Macabre things happen in this craven new age where there are no newborn. Kittens are christened in their place. New dolls are dressed up and wheeled about in prams; broken ones are buried ceremoniously in consecrated ground. Women experience false pregnancies and pseudo-births. Churches that have not been entirely abandoned are used for occult rites, animal sacrifices, Black Masses. Flagellants parade in Hyde Park, lacerating their bleeding backs. The senile and the infirm are subjected to a state-sponsored euthanasia program called the Quietus. Other aged folks who no longer “contribute to the well-being of society” are drugged into submission and sent out to sea for drowning. The allegedly benevolent tyrants who rule this British dystopia have gained power not by force but by vote, promising “freedom from fear, freedom from want, freedom from boredom.”

This latter day Britain is not populated with the “decent godless men” whom T. S. Eliot describes in “Choruses from The Rock”; it is filled with demons of self-indulgence. Government-sponsored pornography is unable to interest heterosexuals in vaginal intercourse. Instead, the National Health Service provides “sensual substitutes” for old-fashioned carnality: “Our ageing bodies are pummeled, stretched, stroked, caressed, anointed, scented,” one character observes. “We are manicured and pedicured, measured and weighed.

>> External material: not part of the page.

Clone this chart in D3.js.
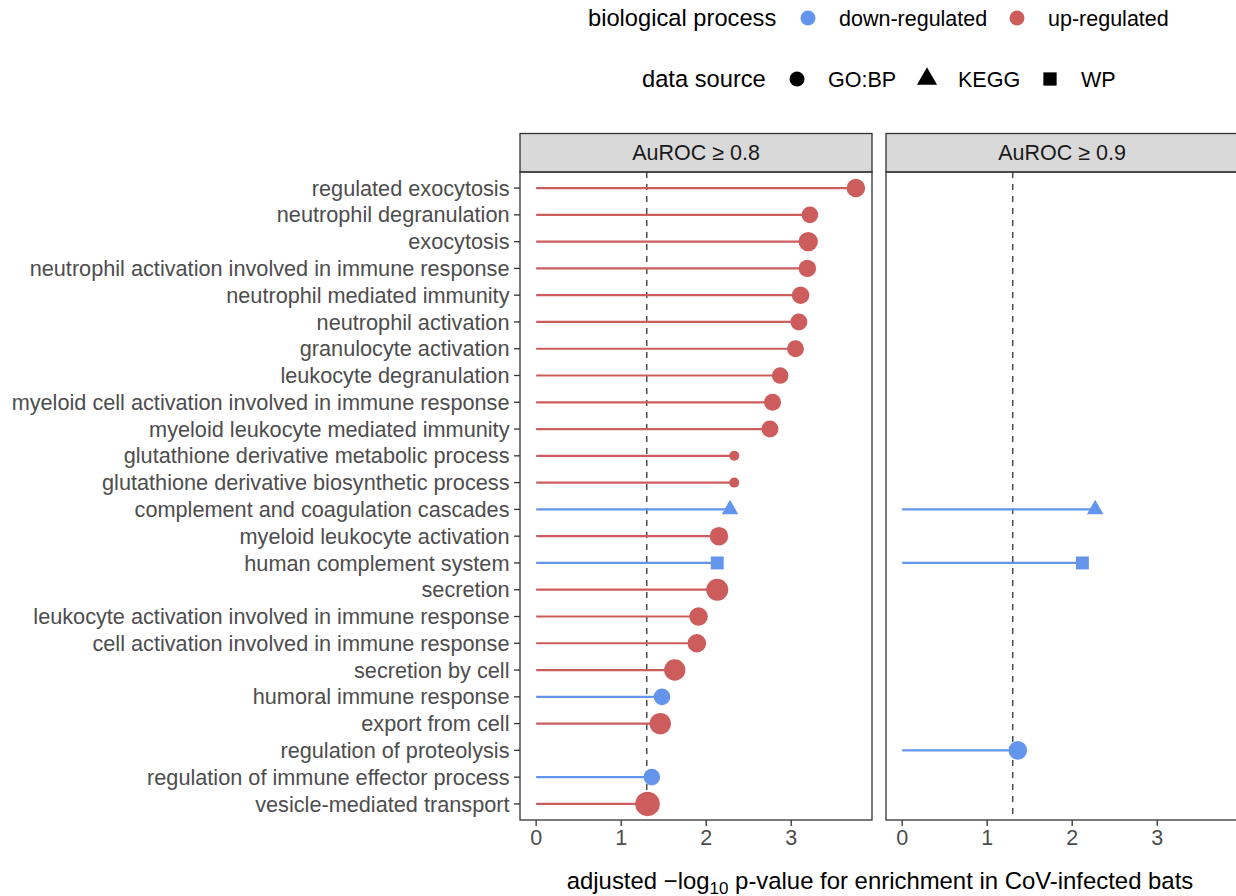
<!DOCTYPE html>
<html>
<head>
<meta charset="utf-8">
<script src="https://cdn.jsdelivr.net/npm/d3@7"></script>
<style>
  body { margin: 0; background: #fff; }
  svg { display: block; font-family: "Liberation Sans", Arial, sans-serif; }
</style>
</head>
<body>
<svg id="chart" width="1236" height="896"></svg>
<script>
// terms, top to bottom
const terms = [
  'regulated exocytosis',
  'neutrophil degranulation',
  'exocytosis',
  'neutrophil activation involved in immune response',
  'neutrophil mediated immunity',
  'neutrophil activation',
  'granulocyte activation',
  'leukocyte degranulation',
  'myeloid cell activation involved in immune response',
  'myeloid leukocyte mediated immunity',
  'glutathione derivative metabolic process',
  'glutathione derivative biosynthetic process',
  'complement and coagulation cascades',
  'myeloid leukocyte activation',
  'human complement system',
  'secretion',
  'leukocyte activation involved in immune response',
  'cell activation involved in immune response',
  'secretion by cell',
  'humoral immune response',
  'export from cell',
  'regulation of proteolysis',
  'regulation of immune effector process',
  'vesicle-mediated transport'
]
const direction = ['up', 'up', 'up', 'up', 'up', 'up', 'up', 'up', 'up', 'up', 'up', 'up',
  'down', 'up', 'down', 'up', 'up', 'up', 'up', 'down', 'up', 'down', 'down', 'up']
const source = ['GO:BP', 'GO:BP', 'GO:BP', 'GO:BP', 'GO:BP', 'GO:BP', 'GO:BP', 'GO:BP', 'GO:BP', 'GO:BP', 'GO:BP', 'GO:BP',
  'KEGG', 'GO:BP', 'WP', 'GO:BP', 'GO:BP', 'GO:BP', 'GO:BP', 'GO:BP', 'GO:BP', 'GO:BP', 'GO:BP', 'GO:BP']

// adjusted -log10 p per panel (null = not enriched)
const score08 = [3.76, 3.22, 3.2, 3.19, 3.11, 3.09, 3.05, 2.87, 2.78, 2.75, 2.33, 2.33,
  2.28, 2.15, 2.13, 2.13, 1.91, 1.89, 1.63, 1.48, 1.46, null, 1.36, 1.31]
const score09 = [null, null, null, null, null, null, null, null, null, null, null, null,
  2.27, null, 2.12, null, null, null, null, null, null, 1.36, null, null]
// overlap gene counts (point size)
const count08 = [86, 69, 94, 76, 76, 72, 72, 69, 72, 72, 25, 25,
  38, 86, 53, 121, 86, 86, 114, 69, 114, null, 69, 151]
const count09 = [null, null, null, null, null, null, null, null, null, null, null, null,
  38, null, 53, null, null, null, null, null, null, 86, null, null]

const panels = [
  { label: 'AuROC \u2265 0.8', score: score08, count: count08 },
  { label: 'AuROC \u2265 0.9', score: score09, count: count09 }
]
const xTicks = [0, 1, 2, 3]
const cutoff = -Math.log10(0.05)

const colour = { down: '#6495ED', up: '#CD5C5C' }
const shapes = { 'GO:BP': d3.symbolCircle, KEGG: d3.symbolTriangle, WP: d3.symbolSquare }

const svg = d3.select('#chart')

// layout
const plotTop = 172
const plotBottom = 820
const stripTop = 133.5
const panelW = 352
const panelX = [520, 886]

const y = d3.scalePoint().domain(terms).range([plotTop, plotBottom]).padding(0.6)
const r = d3.scaleSqrt().domain([0, 100]).range([0, 10])
const sym = (shape, cnt) => d3.symbol().type(shape).size(Math.PI * Math.pow(r(cnt), 2))()

// y axis labels (left panel only)
const yAxis = svg.append('g')
yAxis.selectAll('line').data(terms).join('line')
  .attr('x1', panelX[0] - 6).attr('x2', panelX[0])
  .attr('y1', d => y(d)).attr('y2', d => y(d))
  .attr('stroke', '#333').attr('stroke-width', 1.3)
yAxis.selectAll('text').data(terms).join('text')
  .attr('x', panelX[0] - 10.5).attr('y', d => y(d))
  .attr('dy', '0.35em')
  .attr('text-anchor', 'end')
  .attr('font-size', 21.7)
  .attr('fill', '#4D4D4D')
  .text(d => d)

panels.forEach((p, i) => {
  const x = d3.scaleLinear().domain([-0.19, 3.95]).range([panelX[i], panelX[i] + panelW])
  const g = svg.append('g')
  const rows = terms.map((t, j) => ({ term: t, dir: direction[j], src: source[j], v: p.score[j], n: p.count[j] }))
    .filter(d => d.v != null)

  // strip
  g.append('rect')
    .attr('x', panelX[i]).attr('y', stripTop)
    .attr('width', panelW).attr('height', plotTop - stripTop)
    .attr('fill', '#D9D9D9').attr('stroke', '#333').attr('stroke-width', 1.3)
  g.append('text')
    .attr('x', panelX[i] + panelW / 2).attr('y', (stripTop + plotTop) / 2)
    .attr('dy', '0.35em').attr('text-anchor', 'middle')
    .attr('font-size', 21.5).attr('fill', '#1A1A1A')
    .text(p.label)

  // significance cutoff
  g.append('line')
    .attr('x1', x(cutoff)).attr('x2', x(cutoff))
    .attr('y1', plotTop).attr('y2', plotBottom)
    .attr('stroke', '#333').attr('stroke-width', 1.3)
    .attr('stroke-dasharray', '6,6')

  // lollipops
  g.selectAll('.stem').data(rows).join('line')
    .attr('class', 'stem')
    .attr('x1', x(0)).attr('x2', d => x(d.v))
    .attr('y1', d => y(d.term)).attr('y2', d => y(d.term))
    .attr('stroke', d => colour[d.dir]).attr('stroke-width', 2.2)
  g.selectAll('.pt').data(rows).join('path')
    .attr('class', 'pt')
    .attr('transform', d => `translate(${x(d.v)},${y(d.term)})`)
    .attr('d', d => sym(shapes[d.src], d.n))
    .attr('fill', d => colour[d.dir])

  // panel border
  g.append('rect')
    .attr('x', panelX[i]).attr('y', plotTop)
    .attr('width', panelW).attr('height', plotBottom - plotTop)
    .attr('fill', 'none').attr('stroke', '#333').attr('stroke-width', 1.3)

  // x axis
  const xa = g.append('g')
  xa.selectAll('line').data(xTicks).join('line')
    .attr('x1', d => x(d)).attr('x2', d => x(d))
    .attr('y1', plotBottom).attr('y2', plotBottom + 6)
    .attr('stroke', '#333').attr('stroke-width', 1.3)
  xa.selectAll('text').data(xTicks).join('text')
    .attr('x', d => x(d)).attr('y', plotBottom + 17)
    .attr('dy', '0.35em').attr('text-anchor', 'middle')
    .attr('font-size', 21.5).attr('fill', '#4D4D4D')
    .text(d => d)
})

// x axis title
const xt = svg.append('text')
  .attr('x', (panelX[0] + panelX[1] + panelW) / 2 + 1).attr('y', 889)
  .attr('text-anchor', 'middle')
  .attr('font-size', 23.9).attr('fill', '#000')
xt.append('tspan').text('adjusted \u2212log')
xt.append('tspan').attr('font-size', 17).attr('dy', 4.5).text('10')
xt.append('tspan').attr('dy', -4.5).text(' p-value for enrichment in CoV-infected bats')

// legends
const leg = svg.append('g')
leg.append('text').attr('x', 588).attr('y', 18).attr('dy', '0.35em')
  .attr('font-size', 23.7).text('biological process')
const dirKeys = [{ k: 'down', label: 'down-regulated', cx: 808 }, { k: 'up', label: 'up-regulated', cx: 1017 }]
dirKeys.forEach(d => {
  leg.append('path').attr('transform', `translate(${d.cx},18)`)
    .attr('d', sym(d3.symbolCircle, 56)).attr('fill', colour[d.k])
  leg.append('text').attr('x', d.cx + 31).attr('y', 18).attr('dy', '0.35em')
    .attr('font-size', 21.5).text(d.label)
})
leg.append('text').attr('x', 642).attr('y', 79).attr('dy', '0.35em')
  .attr('font-size', 23.7).text('data source')
const srcKeys = [{ k: 'GO:BP', cx: 797 }, { k: 'KEGG', cx: 927 }, { k: 'WP', cx: 1050 }]
srcKeys.forEach(d => {
  leg.append('path').attr('transform', `translate(${d.cx},79)`)
    .attr('d', sym(shapes[d.k], 56)).attr('fill', '#000')
  leg.append('text').attr('x', d.cx + 31).attr('y', 79).attr('dy', '0.35em')
    .attr('font-size', 21.5).text(d.k)
})
</script>
</body>
</html>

Lady Margaret Hall has become the massage centre for Oxford and here every Tuesday afternoon I lie on the couch and look out over the still-tended gardens, enjoying my State-provided, carefully-measured hour of sensual pampering.”

Yet James does not leave her readers dispirited. Her title is drawn from Miles Coverdale’s rendering of Psalm 90: “Thou turnest man to destruction: again, thou sayest, Come again, ye children of men.” For such a return from destruction to occur, James suggests, Christians will need to make alliance with unbelievers. Here, for instance, a group called the Five Fishes leads a revolt against the benign hell that Britain has become. This tiny cell of subversives consists of two Christians, two atheists, and one agnostic. They are joined by a skeptic named Theo and his lover, a Christian woman named Julian. Having been schooled like everyone else to look only to himself, Theo is surprised to discover that he is willing to sacrifice his own life so that Julian might live. Thus is he swept up into the mystery of charity.

Here perhaps lies the clue to the theological opacity of James’s obituarists. They have peered through their secular lenses for so long that they have difficulty detecting the mysteries of iniquity and charity alike. Yet this is no cause for Christian smugness. James’s detective novels also leave believers with a troubling sense of our own complicity in the world’s crimes. Deeper by far than this burden of guilt is the mysterious charity that abounds in her books. It is meant not for the few but for “all sorts and conditions of men,” as the Prayer Book declares.

Julian gestures at the root of such charity when, in The Children of Men, she declares that “The world is changed not by the self-regarding but by men and women prepared to make fools of themselves.” The whole of P. D. James’s works appeals to fools who look not primarily to themselves. Without spoiling the plot of her most alarming novel, suffice it to say that it holds out the hope that unto us a child may be born, that unto us a Son may be given afresh, so that we last men may yet be transformed into the image of the First Man.

Ralph C. Wood is professor of theology and literature at Baylor University.